The TKR is a set of 16 towers, arranged in a 4x4 grid. A tower contains 18 detection layers ('=' in diagram), each consisting of a Tungsten "radiator" sheet and an (X, Y) pair of "Silicon-strip Detectors" (SSDs).
When a Gamma ray (G) passes through a radiator, it may produce an electron-positron pair (E, P). Each SSD reports the (X or Y) locations at which it detects charged particles. By analyzing the data from multiple SSDs, the software can "project" an (X,Y,Z) path for each charged particle and thereby, the Gamma ray.

The CAL is a set of four detection layers, each consisting of an (X, Y) pair of scintillator arrays. Each array ('.' in diagram) is a set of instrumented Cesium-Iodide crystals, which report the event's energy level. By analyzing the data from multiple crystals, the software can "project" an (X,Y,Z) energy distribution.

Tests

At the highest expected data rate (10K events per second), the LAT computers have only 100 microseconds (on average) to handle each event. Consequently, "cheaper" tests are made before "expensive" ones.

Trigger discriminator tests

These tests, which check whether the data is consistent with the presence of cosmic rays, are very fast and quite effective (eliminating 75% of the candidate events). They use data from the GEM (Global Trigger), including anti-coincidence hit maps, which tracker towers had "3-in-a-row" triggers, and trigger information from the CAL (low- and high-energy) discriminators.

Veto tile response; no CAL LO

P P ---------------*------ | ===============P==== | T | ================P=== | K | =================P== | R | ==================P= | | ===================P | | ==================== | | ==================== | .................... C .................... A .................... L ....................

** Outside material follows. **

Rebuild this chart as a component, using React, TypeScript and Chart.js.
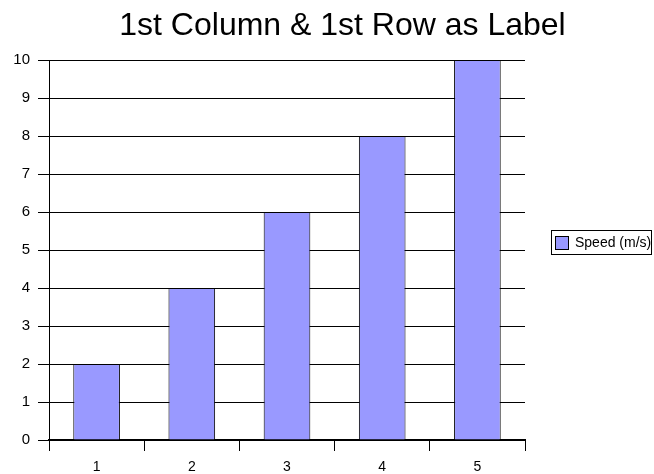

If any ACD tile near the top of the instrument ("veto tile") responds to the event and the CAL low-energy (CAL LO) trigger discriminators all read zero, the event is rejected (64.4%).
This test targets charged track events (e.g., incoming electrons or positrons) which miss the CAL, but produce a tower tracker "3-in-a-row" trigger.
Note: At energies which are too low to activate the CAL LO discriminators, Gamma-ray interactions in the CAL will not produce backsplash in the ACD veto tiles. Thus, this must be an incoming cosmic ray.

ACD Splash Veto (pass 0)

-------*-------*------ * ======E======P====== | T | P=====E=====P======= | K | =P====E====P======== | R | ==P===E===P========= | | ===P==E==P========== | | ====P=E=P=========== | | =====PEP============ | ......*............. C .................... A .................... L .................... G G

If the ACD gets too many hits and the CAL high-energy (CAL HI) trigger discriminators all read zero, the event is rejected (10.2%).
This test targets events which enter from the bottom of the detector and interact in the CAL.

Energy-level tests

These tests requires significant compute time (~10x that of the previous set). They use energy information from the CAL, which must be unpacked.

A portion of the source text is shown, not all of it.